I'm one of those students who genuinely become excited when the hear "Missions Conference." I eagerly absorb the wisdom each speaker provides and crave the multiple worship sessions where I can encounter the Lord. However, this year was different. I actually sat during a worship session and barely remember anything each speaker said.
What caused this dramatic reversal? It wasn't the conference staff, theme, or logistics. The Student Missionary Union teams coordinated the conference very well and brought great speakers to campus. Despite their efforts, I almost walked away this week feeling unchanged and uninspired — that is, until King's Kaleidoscope sang "In Christ Alone" during the final session on Friday morning.
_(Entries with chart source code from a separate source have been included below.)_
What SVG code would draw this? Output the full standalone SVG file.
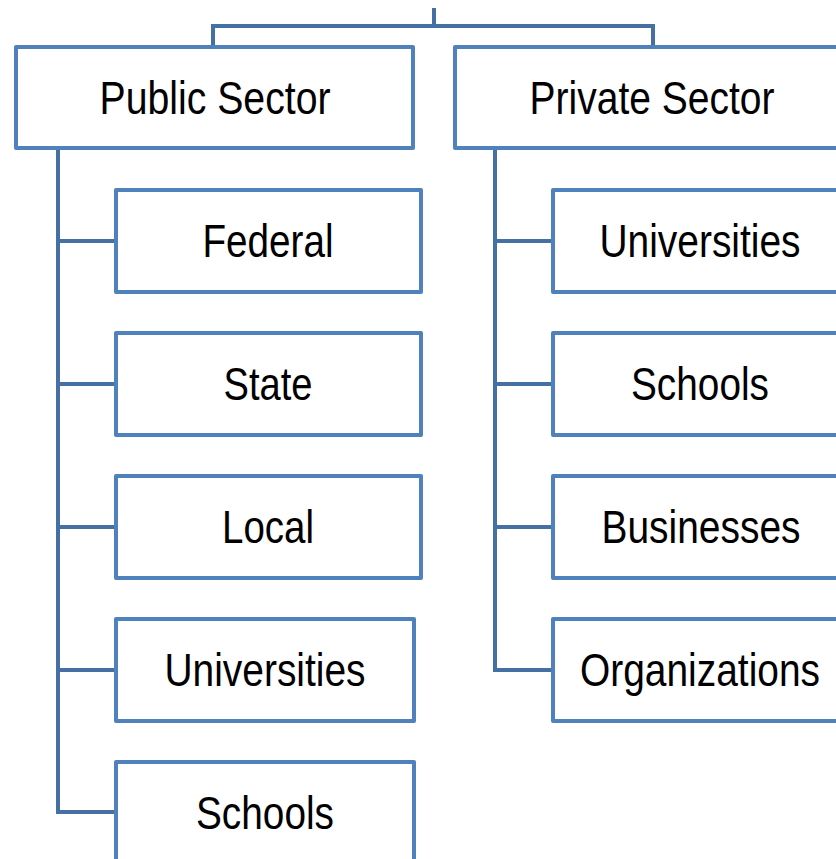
<svg xmlns="http://www.w3.org/2000/svg" width="836" height="859" viewBox="0 0 836 859">
<style>
.box{fill:#fff;stroke:#4F81BD;stroke-width:4;stroke-linejoin:round}
.con{fill:none;stroke:#4470A3;stroke-width:4;stroke-linejoin:miter}
.lbl{font-family:"Liberation Sans",Arial,sans-serif;font-size:46px;fill:#000;text-anchor:middle}
</style>
<rect width="836" height="859" fill="#fff"/>
<g id="connectors">
<path class="con" d="M434 8V26M213 47V26H653V47"/>
<path class="con" d="M58 148V812H116M58 241H116M58 384H116M58 527H116M58 670H116"/>
<path class="con" d="M495 148V670H553M495 241H553M495 384H553M495 527H553"/>
</g>
<g id="public"><rect class="box" x="16" y="47" width="397" height="101"/><text class="lbl" x="215" y="114" textLength="231" lengthAdjust="spacingAndGlyphs">Public Sector</text></g>
<g id="private"><rect class="box" x="455" y="47" width="400" height="101"/><text class="lbl" x="652" y="114" textLength="245" lengthAdjust="spacingAndGlyphs">Private Sector</text></g>
<g id="federal"><rect class="box" x="116" y="190" width="305" height="102"/><text class="lbl" x="268" y="257" textLength="131" lengthAdjust="spacingAndGlyphs">Federal</text></g>
<g id="state"><rect class="box" x="116" y="333" width="305" height="102"/><text class="lbl" x="268" y="400" textLength="89" lengthAdjust="spacingAndGlyphs">State</text></g>
<g id="local"><rect class="box" x="116" y="476" width="305" height="102"/><text class="lbl" x="268" y="543" textLength="92" lengthAdjust="spacingAndGlyphs">Local</text></g>
<g id="pub-universities"><rect class="box" x="116" y="619" width="298" height="102"/><text class="lbl" x="265" y="686" textLength="201" lengthAdjust="spacingAndGlyphs">Universities</text></g>
<g id="pub-schools"><rect class="box" x="116" y="762" width="298" height="120"/><text class="lbl" x="265" y="829" textLength="138" lengthAdjust="spacingAndGlyphs">Schools</text></g>
<g id="priv-universities"><rect class="box" x="553" y="190" width="300" height="102"/><text class="lbl" x="700" y="257" textLength="201" lengthAdjust="spacingAndGlyphs">Universities</text></g>
<g id="priv-schools"><rect class="box" x="553" y="333" width="300" height="102"/><text class="lbl" x="700" y="400" textLength="138" lengthAdjust="spacingAndGlyphs">Schools</text></g>
<g id="businesses"><rect class="box" x="553" y="476" width="300" height="102"/><text class="lbl" x="701" y="543" textLength="199" lengthAdjust="spacingAndGlyphs">Businesses</text></g>
<g id="organizations"><rect class="box" x="553" y="619" width="300" height="102"/><text class="lbl" x="700" y="686" textLength="240" lengthAdjust="spacingAndGlyphs">Organizations</text></g>
</svg>
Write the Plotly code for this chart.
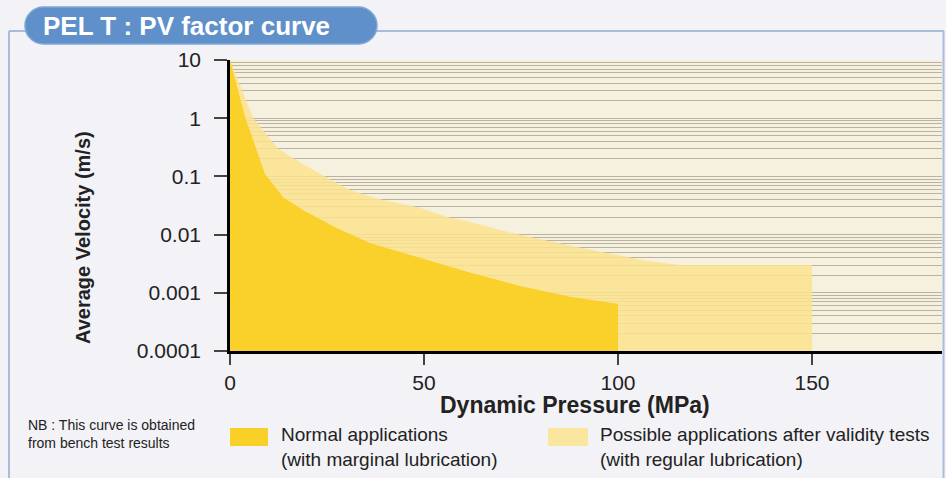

I frequently sang this song as a church kid, yet my lips formed these words without carefully considering their meaning.
The tune holds so much power , yet several Christians do not realize it because they mindlessly sing the lyrics on screen or have become desensitized because they heard the song so many times. I'm one of those believers. On the other hand, the lyrics penetrated my apathetic heart and I almost fell on my knees because the Spirit moved me to tears.
I became very apathetic and numb this Missions Conference because I have dealt with an autoimmune illness, Gastrophic Esophageal Reflux Disease ( GERD) for the past year. My illness has become extreme and continues becoming more severe as the months progress. Thankfully, things started turning around in the last two months after I've obtained access to specialists that can help improve my health. However, this process will take quite a long time. As a result, I continue suffering through pain and have lost motivation to attend school and even stay alive on some days.
"In Christ Alone" reminded me that life on earth is fleeting — there is nothing new under the sun, as Solomon says — and that I can hope for a better future in heaven. In addition, God reminded me that I can find peace and refuge in him during my darkest days and that he will give me strength to climb the steepest mountains.
Each verse and chorus of the tune brought a new realization to my eyes.
In Christ alone my hope is found
He is my light, my strength, my song
This Cornerstone, this solid ground
Firm through the fiercest drought and storm
Like a lighthouse, he is a beacon of hope that stays steady when everything spirals out of control. and provides refuge from life's fiercest storms.
What heights of love, what depths of peace
When fears are stilled, when strivings cease
My Comforter, my All in All
Here in the love of Christ I stand
Fear and striving to do everything apart from Christ often prevents us from sensing the Spirit's immense love and peace as our comforter. However, Christ welcomes us with open arms at the end of the day and loves us even when we forget how much he loves his children.
In Christ alone, who took on flesh
Fullness of God in helpless babe
This gift of love and righteousness
Scorned by the ones He came to save
We focus so much on our personal suffering that we forget Christ also suffered as a human being. People bruised, beat, scorned, and mocked him At the same time, he loves his Creation so much that he adopted each person who calls him Lord as eternal heirs in the Kingdom of God. This idea comforts my weary soul because I know God truly understands the pain I endure and weeps along with me.
'Til on that cross as Jesus died
The wrath of God was satisfied
For every sin on Him was laid
Here in the death of Christ I live
There in the ground His body lay
Light of the world by darkness slain
Then bursting forth in glorious Day
Up from the grave He rose again
Christ's work on the cross justified our sins and gave us eternal life. Despite my the suffering I endure and how long I live, I can look forward to eternity in heaven with him. Even though I do not understand why I developed my illness, seek to glorify God in all aspects of my life
And as He stands in victory
Sin's curse has lost its grip on me
For I am His and He is mine
Bought with the precious blood of Christ
Death resulted from sin. Christ redeemed me and I am his child, so I know he watches over and protects me. This truth becomes hard to believe on days when I can barely muster enough energy to walk, but God will renew my strength. He'll lift me up when I am weak. I'll run and not grow weary, walk and not become faint.
No guilt in life, no fear in death
This is the power of Christ in me
From life's first cry to final breath
Jesus commands my destiny
No power of hell, no scheme of man
Can ever pluck me from His hand
'Til He returns or calls me home
Here in the power of Christ I'll stand
Due to the power of Christ in us, we do not have to feel shame or fear death. I struggle with both of these on a daily basis. Shame overwhelms me because I feel like I cannot adequately glorify God and fulfill my calling when I develop an apathetic attitude toward life and lose passion for the things I love most. In addition, I wake up some days afraid that I may not live much longer because my condition worsens each week.
I hope God uses this hymn to impact others around the world and transform their lives in the same way it impacted mine. Go back and listen to the tune if you haven't heard it in a while — God may speak to you in powerful ways.